▸ **Exercise prompt**
Each line below must be set down exactly; omit any image you find.

▸ **Material provided**
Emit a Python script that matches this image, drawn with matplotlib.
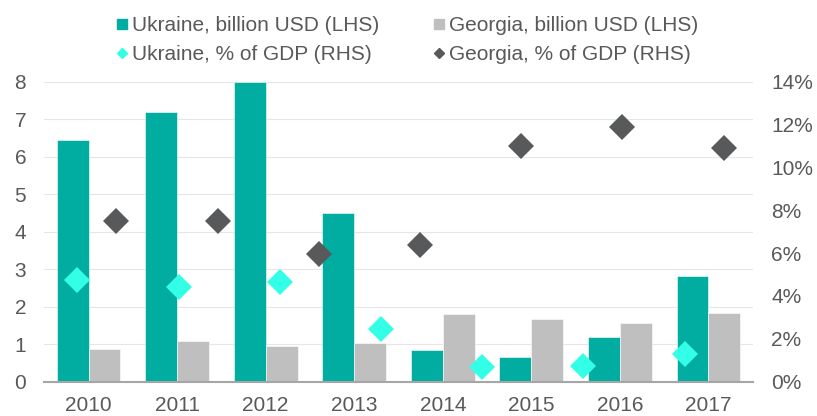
import matplotlib
matplotlib.use("Agg")
import matplotlib.pyplot as plt
from matplotlib.lines import Line2D
import numpy as np

plt.rcParams['font.family'] = ['Liberation Sans', 'DejaVu Sans']

years = ['2010', '2011', '2012', '2013', '2014', '2015', '2016', '2017']
ukraine_usd = [6.44, 7.20, 8.00, 4.50, 0.85, 0.67, 1.18, 2.82]
georgia_usd = [0.86, 1.08, 0.94, 1.02, 1.81, 1.66, 1.56, 1.82]

# share of GDP series (7 observations, spread over the width of the plot)
ukraine_gdp = [4.75, 4.43, 4.65, 2.46, 0.67, 0.73, 1.28]
georgia_gdp = [7.49, 7.50, 5.96, 6.38, 11.01, 11.87, 10.92]

teal = '#00ADA0'
grey = '#BFBFBF'
cyan = '#33FFE6'
dark = '#58595B'
text_col = '#595959'
fs = 15

fig = plt.figure(figsize=(8.17, 4.16), dpi=100)
ax = fig.add_axes([0.0542, 0.0825, 0.8671, 0.7211])
ax2 = ax.twinx()

x = np.arange(len(years))
w = 0.36
ax.bar(x - w / 2, ukraine_usd, w, color=teal, edgecolor='white', linewidth=0.4, zorder=2)
ax.bar(x + w / 2, georgia_usd, w, color=grey, edgecolor='white', linewidth=0.4, zorder=2)

ax.set_xlim(-0.5, len(years) - 0.5)
ax.set_ylim(0, 8)
ax.set_yticks(range(0, 9))
ax.set_xticks(x)
ax.set_xticklabels(years)
ax.yaxis.grid(True, color='#E6E6E6', linewidth=0.8, zorder=0)
ax.set_axisbelow(True)

# secondary series sit on a 7-slot grid across the same width
n = len(ukraine_gdp)
slot = len(years) / n
sx = -0.5 + (np.arange(n) + 0.5) * slot
ax2.plot(sx - 0.197, ukraine_gdp, linestyle='none', marker='D', ms=13.2,
         color=cyan, markeredgewidth=0, zorder=3)
ax2.plot(sx + 0.243, georgia_gdp, linestyle='none', marker='D', ms=13.2,
         color=dark, markeredgewidth=0, zorder=3)
ax2.set_ylim(0, 14)
ax2.set_yticks(range(0, 15, 2))
ax2.set_yticklabels([f'{v}%' for v in range(0, 15, 2)])

for a in (ax, ax2):
    for s in ('top', 'left', 'right', 'bottom'):
        a.spines[s].set_visible(False)
    a.tick_params(length=0, labelsize=fs, colors=text_col)
ax.spines['bottom'].set_visible(True)
ax.spines['bottom'].set_color('#A6A6A6')
ax.spines['bottom'].set_linewidth(1.5)
ax.tick_params(axis='y', pad=13)
ax.tick_params(axis='x', pad=10)
ax2.tick_params(axis='y', pad=13.5)

handles = [
    Line2D([], [], linestyle='none', marker='s', ms=7.2, color=teal),
    Line2D([], [], linestyle='none', marker='D', ms=5.2, color=cyan),
    Line2D([], [], linestyle='none', marker='s', ms=7.2, color=grey),
    Line2D([], [], linestyle='none', marker='D', ms=5.2, color=dark),
]
labels = ['Ukraine, billion USD (LHS)', 'Ukraine, % of GDP (RHS)',
          'Georgia, billion USD (LHS)', 'Georgia, % of GDP (RHS)']
fig.legend(handles, labels, ncol=2, loc='upper left',
           bbox_to_anchor=(117 / 817, 1 - 16 / 416),
           frameon=False, fontsize=fs, labelcolor=text_col, handlelength=0.48,
           handletextpad=0.25, columnspacing=2.6, labelspacing=0.5,
           borderpad=0, borderaxespad=0)

fig.savefig('out.png', dpi=100)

▸ **Exercise result**
Emit a Python script that matches this image, drawn with matplotlib.
import matplotlib
matplotlib.use("Agg")
import matplotlib.pyplot as plt
from matplotlib.lines import Line2D
import numpy as np

plt.rcParams['font.family'] = ['Liberation Sans', 'DejaVu Sans']

years = ['2010', '2011', '2012', '2013', '2014', '2015', '2016', '2017']
ukraine_usd = [6.44, 7.20, 8.00, 4.50, 0.85, 0.67, 1.18, 2.82]
georgia_usd = [0.86, 1.08, 0.94, 1.02, 1.81, 1.66, 1.56, 1.82]

# share of GDP series (7 observations, spread over the width of the plot)
ukraine_gdp = [4.75, 4.43, 4.65, 2.46, 0.67, 0.73, 1.28]
georgia_gdp = [7.49, 7.50, 5.96, 6.38, 11.01, 11.87, 10.92]

teal = '#00ADA0'
grey = '#BFBFBF'
cyan = '#33FFE6'
dark = '#58595B'
text_col = '#595959'
fs = 15

fig = plt.figure(figsize=(8.17, 4.16), dpi=100)
ax = fig.add_axes([0.0542, 0.0825, 0.8671, 0.7211])
ax2 = ax.twinx()

x = np.arange(len(years))
w = 0.36
ax.bar(x - w / 2, ukraine_usd, w, color=teal, edgecolor='white', linewidth=0.4, zorder=2)
ax.bar(x + w / 2, georgia_usd, w, color=grey, edgecolor='white', linewidth=0.4, zorder=2)

ax.set_xlim(-0.5, len(years) - 0.5)
ax.set_ylim(0, 8)
ax.set_yticks(range(0, 9))
ax.set_xticks(x)
ax.set_xticklabels(years)
ax.yaxis.grid(True, color='#E6E6E6', linewidth=0.8, zorder=0)
ax.set_axisbelow(True)

# secondary series sit on a 7-slot grid across the same width
n = len(ukraine_gdp)
slot = len(years) / n
sx = -0.5 + (np.arange(n) + 0.5) * slot
ax2.plot(sx - 0.197, ukraine_gdp, linestyle='none', marker='D', ms=13.2,
         color=cyan, markeredgewidth=0, zorder=3)
ax2.plot(sx + 0.243, georgia_gdp, linestyle='none', marker='D', ms=13.2,
         color=dark, markeredgewidth=0, zorder=3)
ax2.set_ylim(0, 14)
ax2.set_yticks(range(0, 15, 2))
ax2.set_yticklabels([f'{v}%' for v in range(0, 15, 2)])

for a in (ax, ax2):
    for s in ('top', 'left', 'right', 'bottom'):
        a.spines[s].set_visible(False)
    a.tick_params(length=0, labelsize=fs, colors=text_col)
ax.spines['bottom'].set_visible(True)
ax.spines['bottom'].set_color('#A6A6A6')
ax.spines['bottom'].set_linewidth(1.5)
ax.tick_params(axis='y', pad=13)
ax.tick_params(axis='x', pad=10)
ax2.tick_params(axis='y', pad=13.5)

handles = [
    Line2D([], [], linestyle='none', marker='s', ms=7.2, color=teal),
    Line2D([], [], linestyle='none', marker='D', ms=5.2, color=cyan),
    Line2D([], [], linestyle='none', marker='s', ms=7.2, color=grey),
    Line2D([], [], linestyle='none', marker='D', ms=5.2, color=dark),
]
labels = ['Ukraine, billion USD (LHS)', 'Ukraine, % of GDP (RHS)',
          'Georgia, billion USD (LHS)', 'Georgia, % of GDP (RHS)']
fig.legend(handles, labels, ncol=2, loc='upper left',
           bbox_to_anchor=(117 / 817, 1 - 16 / 416),
           frameon=False, fontsize=fs, labelcolor=text_col, handlelength=0.48,
           handletextpad=0.25, columnspacing=2.6, labelspacing=0.5,
           borderpad=0, borderaxespad=0)

fig.savefig('out.png', dpi=100)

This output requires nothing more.